→ WRITTEN EXERCISE:
The lines from the top of the material through the line with "ax = fig.add_axes([0.119, 0.123, 0.686, 0.850])" are to be set down exactly. Leave the pictures out.

→ DATASET EXCERPTS:
-.-.-

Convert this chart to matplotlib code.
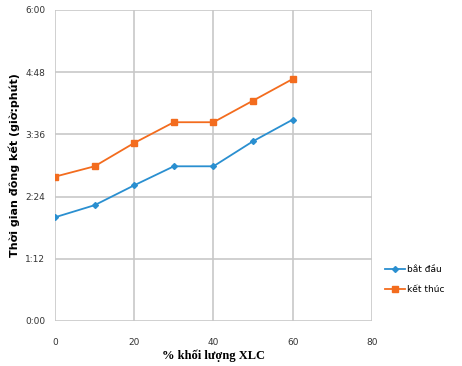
import matplotlib
matplotlib.use("Agg")
import matplotlib.pyplot as plt
from matplotlib.ticker import FuncFormatter, MultipleLocator

# ── Data (minutes) ─────────────────────────────────────────
xlc = [0, 10, 20, 30, 40, 50, 60]
bat_dau = [120, 134, 157, 179, 179, 208, 233]
ket_thuc = [167, 179, 206, 230, 230, 255, 280]

x_ticks = [0, 20, 40, 60, 80]

def hm(v, pos=None):
    v = int(round(v))
    return f"{v // 60}:{v % 60:02d}"

fig = plt.figure(figsize=(4.62, 3.66), dpi=100)
ax = fig.add_axes([0.119, 0.123, 0.686, 0.850])

ax.plot(xlc, bat_dau, color="#2a8fd0", marker="D", markersize=3, lw=1.3, label="bắt đầu")
ax.plot(xlc, ket_thuc, color="#f36c1e", marker="s", markersize=4, lw=1.3, label="kết thúc")

ax.set_xlim(0, 80)
ax.set_ylim(0, 360)
ax.set_xticks(x_ticks)
ax.yaxis.set_major_locator(MultipleLocator(72))
ax.yaxis.set_major_formatter(FuncFormatter(hm))
ax.tick_params(labelsize=6.5, length=0, colors="#333333")
ax.tick_params(axis="x", pad=12)
ax.tick_params(axis="y", pad=7)
ax.grid(True, color="#c8c8c8", lw=1.2)
ax.set_axisbelow(True)
for s in ax.spines.values():
    s.set_visible(False)

ax.set_xlabel("% khối lượng XLC", fontsize=9, fontweight="bold",
              family="Liberation Serif", labelpad=2)
ax.set_ylabel("Thời gian đông kết (giờ:phút)", fontsize=8, fontweight="bold", labelpad=4)

fig.legend(loc="center left", bbox_to_anchor=(0.815, 0.237), frameon=False,
           fontsize=6.5, handlelength=2.2, labelspacing=1.2, handletextpad=0.3)

fig.savefig("out.png", dpi=100)
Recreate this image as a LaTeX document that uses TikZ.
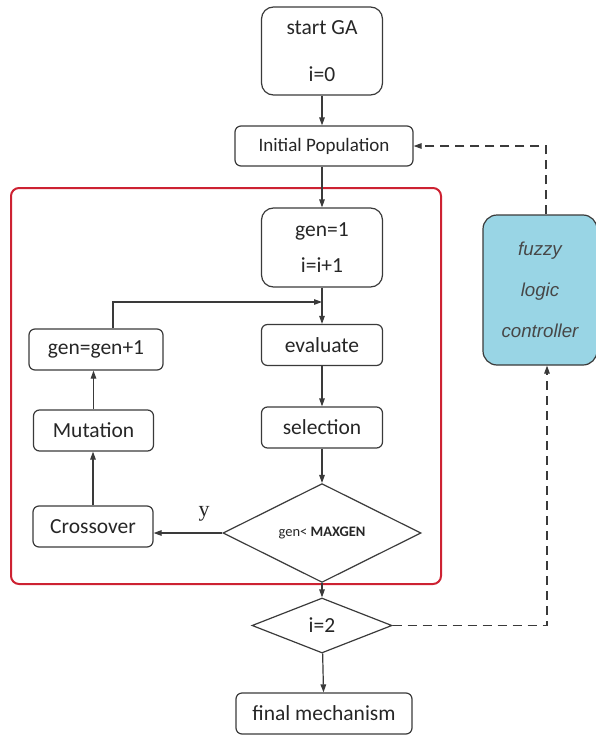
\documentclass[tikz,border=0pt]{standalone}
\usepackage{fontspec}
\setmainfont{Carlito}
\newfontfamily\ctrlfont{Liberation Sans}
\newfontfamily\labelfont{Liberation Serif}
\usetikzlibrary{arrows.meta,shapes.geometric}
\definecolor{FlowInk}{HTML}{3A3A3A}
\definecolor{FlowText}{HTML}{262626}
\definecolor{FlowRed}{HTML}{CD2232}
\definecolor{FlowBlue}{HTML}{99D5E5}
\tikzset{
  every node/.style={font=\fontsize{21.5}{26}\selectfont, text=FlowText},
  stepbox/.style={draw=FlowInk, line width=1.2pt, rounded corners=6pt, minimum width=121pt, minimum height=41pt, inner sep=0pt},
  bigbox/.style={stepbox, rounded corners=12pt, align=center},
  test/.style={diamond, draw=FlowInk, line width=1.2pt, inner sep=0pt},
  loopframe/.style={draw=FlowRed, line width=2pt, rounded corners=8pt},
  flow/.style={-{Triangle[length=8pt,width=5.5pt]}, draw=FlowInk, line width=1.2pt},
  control/.style={flow, dash pattern=on 9pt off 6pt},
  ctrlbox/.style={draw=FlowInk, line width=1.2pt, fill=FlowBlue, rounded corners=14pt, align=center, inner sep=0pt, font=\ctrlfont\itshape\fontsize{18.7}{22}\selectfont, text=FlowText!85},
}
\begin{document}
\begin{tikzpicture}[x=1pt,y=-1pt]
  \useasboundingbox (0,0) rectangle (596,736);
  % GA loop frame
  \draw[loopframe] (11,188) rectangle (441,584);
  % Main column
  \node[bigbox, minimum height=88pt] (start) at (322,51) {start GA\\[21pt]i=0};
  \node[stepbox, minimum width=178pt, minimum height=40pt, font=\fontsize{19}{23}\selectfont] (init) at (324,146) {Initial Population};
  \node[bigbox, minimum height=79pt] (gen1) at (322,247.5) {gen=1\\[10pt]i=i+1};
  \node[stepbox] (eval) at (322,345) {evaluate};
  \node[stepbox] (select) at (322,427.5) {selection};
  \node[test, minimum width=198pt, minimum height=74pt, font=\fontsize{14.5}{17}\selectfont] (maxgen) at (322,533) {gen< \textbf{MAXGEN}};
  \node[test, minimum width=140pt, minimum height=55pt] (last) at (322,625.5) {i=2};
  \node[stepbox, minimum width=176pt] (final) at (324,713.5) {final mechanism};
  % Left column
  \node[stepbox, minimum width=134pt] (nextgen) at (96,349.5) {gen=gen+1};
  \node[stepbox, minimum width=120pt] (mut) at (93.5,430.5) {Mutation};
  \node[stepbox, minimum width=120pt] (cross) at (93,526.5) {Crossover};
  \node[font=\labelfont\fontsize{22}{26}\selectfont] (yes) at (204,514) {y};
  % Controller
  \node[ctrlbox, minimum width=114pt, minimum height=150pt] (flc) at (540,290) {fuzzy\\[19pt]logic\\[19pt]controller};
  \coordinate (merge) at (322,302);
  % Connectors
  \draw[flow] (start.south) -- (start.south |- init.north);
  \draw[flow] (gen1 |- init.south) -- (gen1.north);
  \draw[flow] (gen1) -- (eval);
  \draw[flow] (eval) -- (select);
  \draw[flow] (select) -- (maxgen);
  \draw[flow] (maxgen.west) -- (maxgen.west -| cross.east);
  \draw[flow] (cross.north) -- (cross.north |- mut.south);
  \draw[flow] (mut.north) -- (mut.north |- nextgen.south);
  \draw[flow] ([xshift=17pt]nextgen.north) |- (merge);
  \draw[flow] (maxgen) -- (last);
  \draw[flow] (last) -- (final);
  \draw[control] (last.east) -| ([xshift=7pt]flc.south);
  \draw[control] ([xshift=6pt]flc.north) |- (init.east);
\end{tikzpicture}
\end{document}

-.-.-

→ EXERCISE ANSWER:
Convert this chart to matplotlib code.
import matplotlib
matplotlib.use("Agg")
import matplotlib.pyplot as plt
from matplotlib.ticker import FuncFormatter, MultipleLocator

# ── Data (minutes) ─────────────────────────────────────────
xlc = [0, 10, 20, 30, 40, 50, 60]
bat_dau = [120, 134, 157, 179, 179, 208, 233]
ket_thuc = [167, 179, 206, 230, 230, 255, 280]

x_ticks = [0, 20, 40, 60, 80]

def hm(v, pos=None):
    v = int(round(v))
    return f"{v // 60}:{v % 60:02d}"

fig = plt.figure(figsize=(4.62, 3.66), dpi=100)
ax = fig.add_axes([0.119, 0.123, 0.686, 0.850])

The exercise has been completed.